Legal and ethical are not the same thing - something can be legal and unethical, or illegal and ethical.
What about abortion? What about regulation on what goes into your body? What about blasphemy? What about ending your own life? What about pre-marital sex? What about changing your religion? What about drawing Muhammeds cartoon? What about many other things that are right or wrong depending on who you ask?
In countries with rule of law, elections, and free press, the law in that country holds more importance than unelected dictatorships with state controlled media.
Small L liberalism has a lot of values around the things you suggest: free speech, freedom of expression, laws against violence.
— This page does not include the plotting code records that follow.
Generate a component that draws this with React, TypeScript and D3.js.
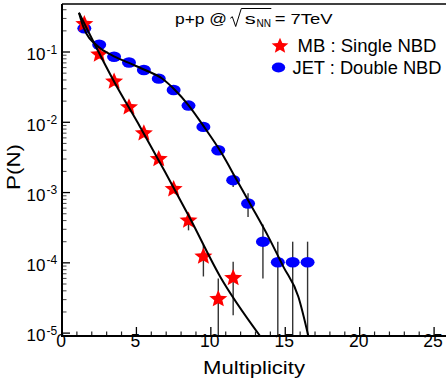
import React from 'react';
import * as d3 from 'd3';

const W = 446;
const H = 383;
const margin = { top: 4, right: 0, bottom: 47, left: 62 };

// MB : single NBD (red stars)
const mbN = [1.5, 2.5, 3.5, 4.5, 5.5, 6.5, 7.5, 8.5, 9.5, 10.5, 11.5];
const mbP = [0.25, 0.092, 0.038, 0.0164, 0.007, 0.003, 0.00112, 0.0004, 0.000123, 3.05e-5, 6.1e-5];
const mbErrN = [8.5, 9.5, 10.5, 11.5];
const mbErrLo = [2.9e-4, 6.4e-5, 0, 1.8e-5];
const mbErrHi = [5e-4, 1.8e-4, 6.0e-5, 1.04e-4];

// JET : double NBD (blue dots)
const jetN = [1.5, 2.5, 3.5, 4.5, 5.5, 6.5, 7.5, 8.5, 9.5, 10.5, 11.5, 12.5, 13.5, 14.5, 15.5, 16.5];
const jetP = [0.217, 0.127, 0.0857, 0.071, 0.0555, 0.0418, 0.0288, 0.0173, 0.0086, 0.004, 0.0015, 0.0007, 0.0002, 1.02e-4, 1.02e-4, 1.02e-4];
const jetErrN = [11.5, 12.5, 13.5, 14.5, 15.5, 16.5];
const jetErrLo = [1.2e-3, 4.5e-4, 6.0e-5, 0, 0, 0];
const jetErrHi = [1.8e-3, 9.8e-4, 3.5e-4, 2e-4, 2e-4, 2e-4];

// fitted curves
const mbFitN = [1.14, 3.56, 5.24, 8.6, 10.62, 13.31];
const mbFitP = [0.362, 0.0359, 0.00865, 0.00043, 6.4e-5, 9.1e-6];
const jetFitN = [1.14, 1.43, 2.44, 3.34, 4.46, 5.58, 6.7, 7.59, 8.49, 9.61, 10.73, 11.74, 12.75, 13.86, 14.87, 15.88, 16.55];
const jetFitP = [0.362, 0.229, 0.119, 0.0906, 0.0705, 0.0555, 0.0423, 0.0288, 0.0176, 0.00822, 0.00362, 0.00151, 0.00063, 0.000236, 8.83e-5, 3.3e-5, 9.1e-6];

const xTicks = [0, 5, 10, 15, 20, 25];
const yExps = [-5, -4, -3, -2, -1];

const xMax = 25.8;
const yMin = 9.1e-6;
const yMax = 0.482;

const FONT = '"Liberation Sans", Arial, Helvetica, sans-serif';

function starPath(cx: number, cy: number, rx: number, ry: number) {
  const pts: string[] = [];
  for (let i = 0; i < 10; i++) {
    const a = -Math.PI / 2 + (i * Math.PI) / 5;
    const r = i % 2 === 0 ? 1 : 0.45;
    pts.push(`${cx + Math.cos(a) * r * rx},${cy + Math.sin(a) * r * ry}`);
  }
  return 'M' + pts.join('L') + 'Z';
}

export default function App() {
  const x = d3.scaleLinear().domain([0, xMax]).range([margin.left, W - margin.right]);
  const y = d3.scaleLog().domain([yMin, yMax]).range([H - margin.bottom, margin.top]);
  const yb = H - margin.bottom;

  const yc = (v: number) => y(Math.max(v, yMin));

  const line = d3
    .line<[number, number]>()
    .x(d => x(d[0]))
    .y(d => y(d[1]))
    .curve(d3.curveMonotoneX);

  const mbFit = mbFitN.map((n, i) => [n, mbFitP[i]] as [number, number]);
  const jetFit = jetFitN.map((n, i) => [n, jetFitP[i]] as [number, number]);

  // minor ticks
  const xMinor = d3.range(1, Math.floor(xMax) + 1).filter(v => v % 5 !== 0);
  const yMinor: number[] = [];
  for (let e = -6; e <= 0; e++) {
    for (let k = 2; k <= 9; k++) {
      const v = k * Math.pow(10, e);
      if (v > yMin && v < yMax) yMinor.push(v);
    }
  }

  return (
    <svg width={W} height={H} style={{ position: 'absolute', left: 0, top: 0, background: '#fff' }} fontFamily={FONT}>
      <defs>
        <clipPath id="plot">
          <rect x={margin.left} y={margin.top} width={W - margin.left} height={yb - margin.top} />
        </clipPath>
      </defs>
      <rect x={0} y={0} width={W} height={H} fill="#fff" />

      {/* ticks */}
      {xTicks.filter(t => t > 0).map(t => (
        <line key={'xt' + t} x1={x(t)} x2={x(t)} y1={yb} y2={yb - 9} stroke="#000" strokeWidth={1.3} />
      ))}
      {xMinor.map(t => (
        <line key={'xm' + t} x1={x(t)} x2={x(t)} y1={yb} y2={yb - 4.5} stroke="#222" strokeWidth={1.2} />
      ))}
      {yExps.map(e => (
        <line key={'yt' + e} x1={margin.left} x2={margin.left + 8} y1={y(Math.pow(10, e))} y2={y(Math.pow(10, e))} stroke="#000" strokeWidth={1.3} />
      ))}
      {yMinor.map((v, i) => (
        <line key={'ym' + i} x1={margin.left} x2={margin.left + 4.5} y1={y(v)} y2={y(v)} stroke="#555" strokeWidth={1.1} />
      ))}

      {/* error bars */}
      <g stroke="#333" strokeWidth={1.4}>
        {mbErrN.map((n, i) => (
          <line key={'me' + i} x1={x(n)} x2={x(n)} y1={yc(mbErrLo[i])} y2={yc(mbErrHi[i])} />
        ))}
        {jetErrN.map((n, i) => (
          <line key={'je' + i} x1={x(n)} x2={x(n)} y1={yc(jetErrLo[i])} y2={yc(jetErrHi[i])} />
        ))}
      </g>

      {/* markers */}
      {jetN.map((n, i) => (
        <ellipse key={'jp' + i} cx={x(n)} cy={y(jetP[i])} rx={7} ry={5.2} fill="#0000ff" />
      ))}
      {mbN.map((n, i) => (
        <path key={'mp' + i} d={starPath(x(n), y(mbP[i]), 9.5, 9)} fill="#ff0000" />
      ))}

      {/* fit curves */}
      <g clipPath="url(#plot)" fill="none" stroke="#000" strokeWidth={2}>
        <path d={line(mbFit) || ''} />
        <path d={line(jetFit) || ''} />
      </g>

      {/* frame */}
      <line x1={margin.left} x2={W} y1={margin.top} y2={margin.top} stroke="#000" strokeWidth={1.5} />
      <line x1={margin.left} x2={margin.left} y1={margin.top} y2={yb + 1} stroke="#000" strokeWidth={2} />
      <line x1={margin.left} x2={W} y1={yb} y2={yb} stroke="#000" strokeWidth={2} />

      {/* tick labels */}
      {xTicks.map(t => (
        <text key={'xl' + t} x={x(t) - 1} y={346.5} fontSize={17.5} textAnchor="middle" fill="#000">
          {t}
        </text>
      ))}
      {yExps.map(e => {
        const ty = y(Math.pow(10, e));
        return (
          <g key={'yl' + e} fill="#000">
            <text x={45.5} y={ty + 8.3} fontSize={17} textAnchor="end">10</text>
            <text x={46.5} y={ty + 1.5} fontSize={12}>{'-' + Math.abs(e)}</text>
          </g>
        );
      })}

      {/* axis titles */}
      <text x={203} y={374} fontSize={17.5} textLength={102} lengthAdjust="spacingAndGlyphs" fill="#000">
        Multiplicity
      </text>
      <text transform="translate(20,167) rotate(-90)" fontSize={18} textAnchor="middle" textLength={46} lengthAdjust="spacingAndGlyphs" fill="#000">
        P(N)
      </text>

      {/* title */}
      <g fill="#000">
        <text x={175} y={23.5} fontSize={15} textLength={52} lengthAdjust="spacingAndGlyphs">p+p @</text>
        <path d="M230.3,18.3L232.3,16.7L235.7,26.5L241.3,8.5L271.3,8.5" fill="none" stroke="#000" strokeWidth={1} />
        <text x={244.7} y={23.5} fontSize={15} textLength={11} lengthAdjust="spacingAndGlyphs">s</text>
        <text x={256.5} y={26.5} fontSize={10.5} textLength={14.5} lengthAdjust="spacingAndGlyphs">NN</text>
        <text x={274.7} y={23.5} fontSize={15} textLength={58} lengthAdjust="spacingAndGlyphs">= 7TeV</text>
      </g>

      {/* legend */}
      <path d={starPath(280, 46, 8.8, 8.3)} fill="#ff0000" />
      <text x={297.5} y={51.7} fontSize={17.5} textLength={139} lengthAdjust="spacingAndGlyphs" fill="#000">
        MB : Single NBD
      </text>
      <ellipse cx={278.5} cy={67.5} rx={6.7} ry={5} fill="#0000ff" />
      <text x={292.5} y={73.8} fontSize={17.5} textLength={149} lengthAdjust="spacingAndGlyphs" fill="#000">
        JET : Double NBD
      </text>
    </svg>
  );
}
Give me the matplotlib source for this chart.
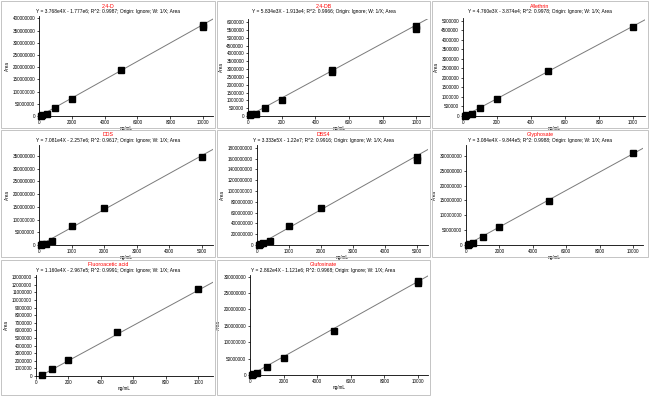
import matplotlib
matplotlib.use("Agg")
import matplotlib.pyplot as plt
from matplotlib.patches import Rectangle
from matplotlib.ticker import FuncFormatter

plt.rcParams["font.family"] = ["Liberation Sans", "DejaVu Sans"]

# compound names (red titles)
names = ["2,4-D", "2,4-DB", "Allethrin", "DDS", "DBS4", "Glyphosate",
         "Fluoroacetic acid", "Glufosinate"]

# calibration points (ng/mL, area)
d24_x = [100, 200, 500, 1000, 2000, 5000, 10000, 10000]
d24_y = [5e5, 3e6, 6.4e6, 3.3e7, 6.9e7, 1.87e8, 3.65e8, 3.74e8]
d24db_x = [10, 20, 50, 100, 200, 500, 500, 1000, 1000]
d24db_y = [4e4, 1e5, 1.5e5, 5e5, 1.05e6, 2.93e6, 2.82e6, 5.75e6, 5.58e6]
alle_x = [10, 20, 50, 100, 200, 500, 1000]
alle_y = [1e4, 4e4, 1e5, 4.3e5, 9e5, 2.37e6, 4.7e6]
dds_x = [50, 100, 200, 400, 1000, 2000, 5000]
dds_y = [5e5, 2e6, 5e6, 1.5e7, 7.3e7, 1.45e8, 3.45e8]
dbs_x = [50, 100, 200, 400, 1000, 2000, 5000, 5000]
dbs_y = [5e6, 1e7, 3e7, 7.5e7, 3.45e8, 6.9e8, 1.58e9, 1.62e9]
glyp_x = [100, 200, 400, 1000, 2000, 5000, 10000]
glyp_y = [5e5, 2.5e6, 7e6, 2.67e7, 6e7, 1.47e8, 3.1e8]
fluo_x = [40, 100, 200, 500, 1000]
fluo_y = [1.3e5, 9.7e5, 2.06e6, 5.76e6, 1.145e7]
gluf_x = [100, 200, 400, 1000, 2000, 5000, 10000, 10000]
gluf_y = [5e5, 3e6, 6e6, 2.4e7, 5.2e7, 1.35e8, 2.87e8, 2.8e8]

# regression results shown in the equation line
slopes = [3.768e4, 5.834e3, 4.760e3, 7.081e4, 3.333e5, 3.084e4, 1.160e4, 2.862e4]
intercepts = [-1.777e6, -1.913e4, -3.874e4, -2.257e6, -1.22e7, -9.844e5, -2.967e5, -1.121e6]
r2 = ["0.9987", "0.9966", "0.9978", "0.9617", "0.9916", "0.9988", "0.9991", "0.9968"]
slope_txt = ["3.768e4", "5.834e3", "4.760e3", "7.081e4", "3.333e5", "3.084e4", "1.160e4", "2.862e4"]
icpt_txt = ["1.777e6", "1.913e4", "3.874e4", "2.257e6", "1.22e7", "9.844e5", "2.967e5", "1.121e6"]

# axis ranges and ticks
xmax = [10600, 1082, 1070, 5340, 5340, 10600, 1090, 10600]
xstep = [2000, 200, 200, 1000, 1000, 2000, 200, 2000]
xtop = [10000, 1000, 1000, 5000, 5000, 10000, 1000, 10000]
ymax = [4.1e8, 6.2e6, 5.15e6, 3.93e8, 1.85e9, 3.37e8, 1.33e7, 3.05e8]
ystep = [5e7, 5e5, 5e5, 5e7, 2e8, 5e7, 1e6, 5e7]
ytop = [4e8, 6e6, 5e6, 3.5e8, 1.8e9, 3e8, 1.3e7, 3e8]

xs = [d24_x, d24db_x, alle_x, dds_x, dbs_x, glyp_x, fluo_x, gluf_x]
ys = [d24_y, d24db_y, alle_y, dds_y, dbs_y, glyp_y, fluo_y, gluf_y]

W, H = 650, 396
fig = plt.figure(figsize=(6.5, 3.96), dpi=100)

# panel frames (pixels: left, top, width, height)
frames = [(1, 1, 214, 127), (217, 1, 213, 127), (432, 1, 216, 127),
          (1, 130, 214, 127), (217, 130, 213, 127), (432, 130, 216, 127),
          (1, 260, 214, 135), (217, 260, 213, 135)]
# axes boxes (pixels: left, top, right, bottom)
boxes = [(39, 16, 213, 116), (248, 19, 430, 116), (463, 18, 645, 116),
         (39, 145, 213, 245), (257, 145, 428, 245), (466, 145, 643, 245),
         (36, 275, 213, 376), (250, 275, 428, 375)]

fmt = FuncFormatter(lambda v, p: "%d" % round(v))

for i in range(8):
    fl, ft, fw, fh = frames[i]
    fig.patches.append(Rectangle((fl / W, 1 - (ft + fh) / H), fw / W, fh / H,
                                 transform=fig.transFigure, fill=False,
                                 edgecolor="#c4c4c4", linewidth=0.7))
    l, t, r, b = boxes[i]
    ax = fig.add_axes([l / W, 1 - b / H, (r - l) / W, (b - t) / H])
    ax.set_xlim(0, xmax[i])
    ax.set_ylim(0, ymax[i])
    lx = [0, xmax[i]]
    ax.plot(lx, [slopes[i] * v + intercepts[i] for v in lx], color="#7a7a7a", lw=0.7)
    ax.plot(xs[i], ys[i], "s", color="black", ms=4.2, clip_on=False, zorder=3)

    ax.set_xticks(range(0, xtop[i] + 1, xstep[i]))
    yt = []
    v = 0.0
    while v <= ytop[i] * 1.0001:
        yt.append(v)
        v += ystep[i]
    ax.set_yticks(yt)
    ax.yaxis.set_major_formatter(fmt)
    ax.tick_params(labelsize=3.3, length=1.8, width=0.5, pad=1)
    for s in ["top", "right"]:
        ax.spines[s].set_visible(False)
    for s in ["left", "bottom"]:
        ax.spines[s].set_linewidth(0.6)
    ax.set_xlabel("ng/mL", fontsize=3.3, labelpad=0.8)
    ax.set_ylabel("Area", fontsize=3.3, labelpad=2)

    cx = (fl + fw / 2) / W
    fig.text(cx, 1 - (ft + 5) / H, names[i], color="red", fontsize=3.8,
             ha="center", va="center")
    eq = "Y = %sX - %s; R^2: %s; Origin: Ignore; W: 1/X; Area" % (
        slope_txt[i], icpt_txt[i], r2[i])
    fig.text(cx, 1 - (ft + 10.5) / H, eq, color="black", fontsize=3.5,
             ha="center", va="center")

fig.savefig("out.png", dpi=100)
A lot of these values make the answers to your questions pretty easy. In the corner cases if the country has rule of law, elections, and a free press - deference to their law is probably fine (though not a panacea).
As for the "US superiority" argument, some argue that US is no different than North Korea, maybe US corporations should consider Nordic morales and laws when doing business in India then? After all, according to democracy index Norway is much more democratic than the US.
People stormed the Capitol a few months back and according to the polls a significant portion of the US population thinks that the elections in the USA are not fair and the sitting president is installed there by a deep state cabal. However ridiculous I find these claims, as you can see, it's not a clear cut in the US too. Twitter was even considered a part of the conspiracy.
Indians might ask, why should they be subjected to the morals of US deep state cabal?
Sounds ridiculous but only if you are not among the majority[0] of the Republican party voters.
[0] https://www.theguardian.com/us-news/2020/nov/10/election-tru...
I'm not sure anyone actually argues this? If they do they're not really worth your time.
This isn't "US superiority" it's about rights for individuals in a liberal society. If the US fails to meet these goals then it should do better too.
> "However ridiculous I find these claims, as you can see, it's not a clear cut in the US too. Twitter was even considered a part of the conspiracy."
It's pretty clear cut - lots of people believe insane things, that doesn't make the truth unclear.
> "Indians might ask, why should they be subjected to the morals of US deep state cabal?"
I doubt Indians would ask that, they might ask why a western company is aiding their own government in suppressing the truth about their family and friends dying from Covid though.